While those metrics are discouraging, they are not necessarily career-ending by any means. First off, he’s only 24, still two years away from his “peak” season, and he has not yet played a full Major League campaign. Second, there have been examples of shortstops with Mondesi’s profile who have excelled at the Major League level, even recently. The best comparison to Mondesi? Chicago Cubs shortstop Javier Baez, who also has swing and miss issues at the plate (he has a career 67.1 contact rate and 17.6 swinging strike percentage), but is a perennial All-Star and considered one of the game’s best two-way shortstops.
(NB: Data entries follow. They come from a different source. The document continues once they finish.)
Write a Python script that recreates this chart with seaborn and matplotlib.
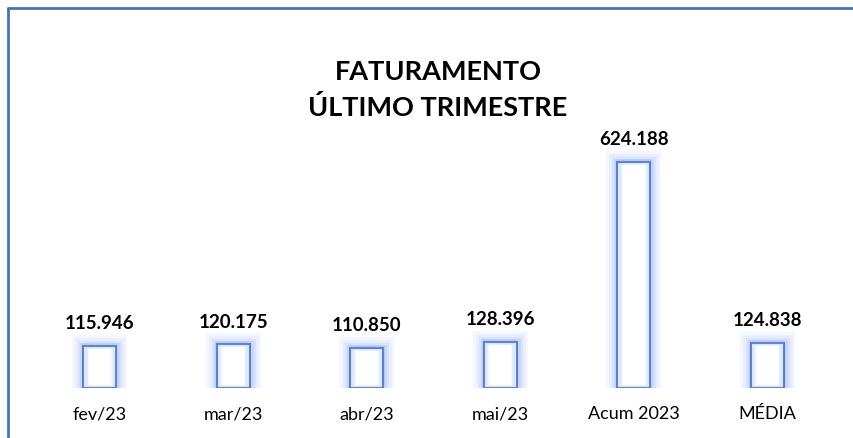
import matplotlib
matplotlib.use("Agg")
import matplotlib.pyplot as plt
import seaborn as sns
import pandas as pd
from matplotlib.lines import Line2D

categories = ["fev/23", "mar/23", "abr/23", "mai/23", "Acum 2023", "MÉDIA"]
values = [115.946, 120.175, 110.850, 128.396, 624.188, 124.838]
value_labels = ["115.946", "120.175", "110.850", "128.396", "624.188", "124.838"]
title_lines = ["FATURAMENTO", "ÚLTIMO TRIMESTRE"]

sns.set_theme(style="white")
plt.rcParams["font.family"] = ["Lato", "DejaVu Sans"]

df = pd.DataFrame({"cat": categories, "val": values})

W, H = 854, 438
fig = plt.figure(figsize=(W / 100, H / 100), dpi=100)
base_y = 388
scale = 0.362
ymax = 700
ax_h = ymax * scale
ax = fig.add_axes([33 / W, (H - base_y) / H, 801 / W, ax_h / H])

blue = "#4472C4"
# glow layers
for lw, a in [(16, 0.07), (12, 0.09), (8, 0.12), (5, 0.16)]:
    sns.barplot(data=df, x="cat", y="val", ax=ax, width=0.25, color="white",
                edgecolor=(0.45, 0.6, 0.95, a), linewidth=lw, saturation=1)
# main bars
sns.barplot(data=df, x="cat", y="val", ax=ax, width=0.25, color="white",
            edgecolor=blue, linewidth=1.5, saturation=1)
# inner light glow
for w, lw, a in [(0.225, 4, 0.22), (0.2, 4, 0.10)]:
    sns.barplot(data=df, x="cat", y="val", ax=ax, width=w, color=(1, 1, 1, 0),
                edgecolor=(0.6, 0.72, 0.98, a), linewidth=lw, saturation=1, fill=False)

for i, (v, lab) in enumerate(zip(values, value_labels)):
    ax.annotate(lab, (i, v), xytext=(0, 10), textcoords="offset points",
                ha="center", va="bottom", fontsize=13.5, fontweight="bold", color="black")

ax.set_ylim(0, ymax)
ax.set_xlim(-0.5, len(categories) - 0.5)
ax.set_xlabel("")
ax.set_ylabel("")
ax.set_yticks([])
ax.tick_params(axis="x", length=0, labelsize=13, pad=13, colors="black")
for s in ax.spines.values():
    s.set_visible(False)
ax.patch.set_alpha(0)

for yy, line in zip([70, 105], title_lines):
    fig.text(438 / W, 1 - yy / H, line, ha="center", va="center_baseline", fontsize=19.5,
             fontweight="bold", color="black")

# chart frame
fig.add_artist(Line2D([8 / W, 8 / W], [0, 1 - 8 / H], transform=fig.transFigure, color=blue, lw=2))
fig.add_artist(Line2D([8 / W, 1], [1 - 8 / H, 1 - 8 / H], transform=fig.transFigure, color=blue, lw=2))

fig.savefig("out.png", dpi=100)
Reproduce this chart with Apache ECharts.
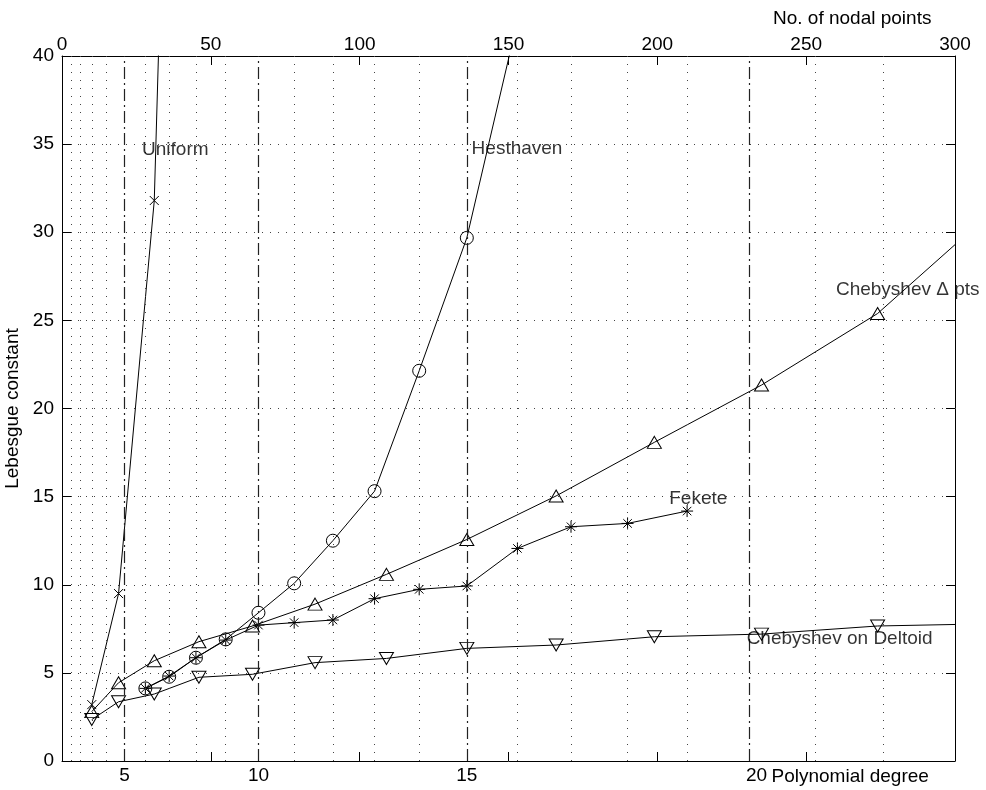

What’s all interesting is that it took some time for Baez to break out as well, as he didn’t really thrive into his current mold until 2018, which was his age 25 season. (One could argue that it was 2017, as he did have a .796 OPS, but even then, it seemed like Baez was considered a very good shortstop then, not the game’s best.)
Now, will Mondesi become Baez 2.0? Well that’s hard to tell as Baez had two full seasons under his belt until his 2018 all-star campaign. Mondesi has not even had one. Furthermore, Baez rates better as a defensive shortstop and power-wise than Mondesi now, but it will be interesting to see how that would look in 2020 if fully healthy. Nonetheless, while Mondesi may not be a Baez clone, it does suggest that Mondesi may still be able to excel at his position, even if his contact rates and whiff percentages may raise some red flags for analytical Royals fans.
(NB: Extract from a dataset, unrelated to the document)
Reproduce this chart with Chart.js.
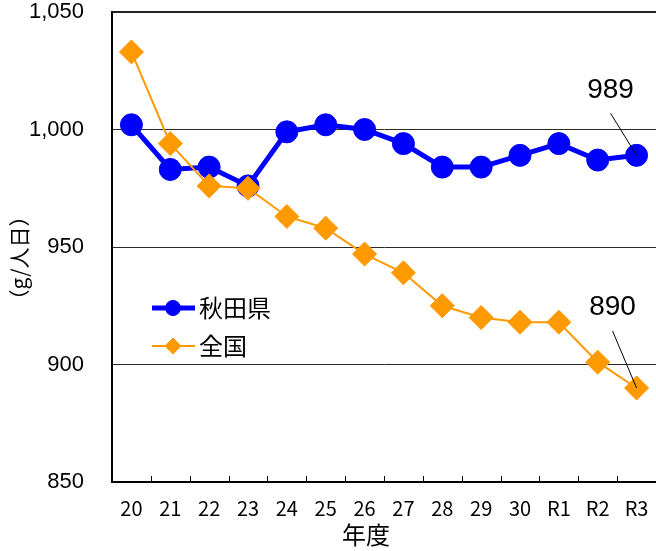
<!DOCTYPE html>
<html>
<head>
<meta charset="utf-8">
<script src="https://cdn.jsdelivr.net/npm/chart.js@4/dist/chart.umd.min.js"></script>
<style>
  html, body { margin: 0; padding: 0; background: #fff; }
  #wrap { width: 656px; height: 551px; }
</style>
</head>
<body>
<div id="wrap"><canvas id="c" width="656" height="551"></canvas></div>
<script>
// 年度ラベル (平成20〜30年度, 令和元〜3年度)
const years = ['20', '21', '22', '23', '24', '25', '26', '27', '28', '29', '30', 'R1', 'R2', 'R3'];
// 1人1日当たりのごみ排出量 (g/人日)
const akita = [1002, 983, 984, 976, 999, 1002, 1000, 994, 984, 984, 989, 994, 987, 989];
const zenkoku = [1033, 994, 976, 975, 963, 958, 947, 939, 925, 920, 918, 918, 901, 890];
const yTicks = [850, 900, 950, 1000, 1050];

const BLUE = '#0000FF';
const ORANGE = '#FF9900';
const JP = '"Noto Sans CJK JP", "Noto Sans", sans-serif';
const SANS = '"Liberation Sans", Arial, sans-serif';

// 軸の目盛り・タイトル・凡例・最終年度の注記
const decorations = {
  id: 'decorations',
  afterDatasetsDraw(chart) {
    const ctx = chart.ctx;
    const area = chart.chartArea;
    ctx.save();

    // x軸の内向き目盛り (区切り位置)
    const w = (area.right - area.left) / years.length;
    ctx.strokeStyle = '#000';
    ctx.lineWidth = 1;
    ctx.beginPath();
    for (let i = 1; i < years.length; i++) {
      const px = Math.round(area.left + i * w) + 0.5;
      ctx.moveTo(px, area.bottom);
      ctx.lineTo(px, area.bottom - 6);
    }
    ctx.stroke();

    // 軸タイトル
    ctx.fillStyle = '#000';
    ctx.font = '24px ' + JP;
    ctx.textAlign = 'center';
    ctx.textBaseline = 'middle';
    ctx.fillText('年度', 366, 535);

    ctx.save();
    ctx.translate(19, 258);
    ctx.rotate(-Math.PI / 2);
    ctx.font = '21px ' + JP;
    ctx.fillText('（g/人日）', 0, 0);
    ctx.restore();

    // 凡例
    const legend = [
      { label: '秋田県', color: BLUE, lw: 5, style: 'circle', r: 7.5, y: 308 },
      { label: '全国', color: ORANGE, lw: 2, style: 'rectRot', r: 8, y: 346 }
    ];
    legend.forEach(item => {
      ctx.strokeStyle = item.color;
      ctx.lineWidth = item.lw;
      ctx.beginPath();
      ctx.moveTo(152, item.y);
      ctx.lineTo(195, item.y);
      ctx.stroke();
      ctx.fillStyle = item.color;
      ctx.lineWidth = 1;
      Chart.helpers.drawPoint(ctx, { pointStyle: item.style, radius: item.r, borderWidth: 1 }, 173, item.y);
      ctx.fill();
      ctx.fillStyle = '#000';
      ctx.font = '24px ' + JP;
      ctx.textAlign = 'left';
      ctx.textBaseline = 'middle';
      ctx.fillText(item.label, 199, item.y);
    });

    // 最終年度の値の注記
    const last = years.length - 1;
    const notes = [
      { ds: 0, value: akita[last], dx: -26, textDy: -65, lineDy: -42 },
      { ds: 1, value: zenkoku[last], dx: -24, textDy: -81, lineDy: -57 }
    ];
    notes.forEach(n => {
      const pt = chart.getDatasetMeta(n.ds).data[last];
      ctx.strokeStyle = '#000';
      ctx.lineWidth = 1;
      ctx.beginPath();
      ctx.moveTo(pt.x + n.dx, pt.y + n.lineDy);
      ctx.lineTo(pt.x, pt.y);
      ctx.stroke();
      ctx.fillStyle = '#000';
      ctx.font = '28px ' + SANS;
      ctx.textAlign = 'center';
      ctx.textBaseline = 'middle';
      ctx.fillText(String(n.value), pt.x + n.dx, pt.y + n.textDy);
    });

    ctx.restore();
  }
};

new Chart(document.getElementById('c'), {
  type: 'line',
  data: {
    labels: years,
    datasets: [
      {
        label: '秋田県',
        data: akita,
        borderColor: BLUE,
        backgroundColor: BLUE,
        borderWidth: 5,
        pointStyle: 'circle',
        pointRadius: 11,
        pointBorderWidth: 1,
        pointBackgroundColor: BLUE,
        pointBorderColor: BLUE,
        tension: 0,
        order: 1,
        clip: false
      },
      {
        label: '全国',
        data: zenkoku,
        borderColor: ORANGE,
        backgroundColor: ORANGE,
        borderWidth: 2,
        pointStyle: 'rectRot',
        pointRadius: 12,
        pointBorderWidth: 1,
        pointBackgroundColor: ORANGE,
        pointBorderColor: ORANGE,
        tension: 0,
        order: 0,
        clip: false
      }
    ]
  },
  options: {
    responsive: false,
    animation: false,
    events: [],
    layout: { autoPadding: false, padding: { top: 12, left: 0, right: 0, bottom: 0 } },
    plugins: {
      legend: { display: false },
      tooltip: { enabled: false },
      title: { display: false }
    },
    scales: {
      x: {
        type: 'category',
        offset: true,
        grid: { display: true, drawOnChartArea: false, drawTicks: false, offset: true },
        border: { display: true, color: '#000', width: 2 },
        ticks: {
          color: '#000',
          font: { family: JP, size: 20 },
          padding: 14,
          maxRotation: 0,
          autoSkip: false
        },
        afterFit(scale) {
          scale.height = 69;
          scale.paddingLeft = 0;
          scale.paddingRight = 0;
        }
      },
      y: {
        min: yTicks[0],
        max: yTicks[yTicks.length - 1],
        afterBuildTicks(scale) { scale.ticks = yTicks.map(v => ({ value: v })); },
        grid: {
          color: ctx => (ctx.tick && ctx.tick.value === 1050) ? '#222' : '#2a2a2a',
          lineWidth: ctx => (ctx.tick && ctx.tick.value === 1050) ? 2 : 1,
          drawTicks: false
        },
        border: { display: true, color: '#000', width: 2 },
        ticks: {
          color: '#000',
          font: { family: SANS, size: 22 },
          padding: 28,
          callback: v => Number(v).toLocaleString('en-US')
        },
        afterFit(scale) {
          scale.width = 112;
          scale.paddingTop = 0;
          scale.paddingBottom = 0;
        }
      }
    }
  },
  plugins: [decorations]
});
</script>
</body>
</html>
Two years ago, Whit Merrifield broke in and solidified his position as a Royals star player. Last year, it was a combo of Soler and Hunter Dozier, who showed that the Royals could build around these guys offensively at least for the next year or two. In 2020, it is unclear of the current Royals hitters who will take the next “step” as a Royals “cornerstone” player. Some think it could be Lopez, who bulked up this off-season to add some power to his highly-developed contact tool. Some think it could be O’Hearn, who has always demonstrated the power the past two seasons, but he has a tendency to hit too many groundballs and strike out too often.
But when we really think about it as Royals fan, it become clearer whom the Royals NEED to be the breakout player this season: Mondesi. The Royals need a healthy Mondesi not only to win games this year, but also give the fans and the organization encouragement that this club will be able to improve and compete for a pennant again in the near future.
Mondesi’s health will be key to watch this Spring. Because if he is back at it, and looking good and healthy in the Cactus League this February and March…well…2020 could finally be the year where Mondesi starts to live up to or perhaps even surpass his once massive prospect hype.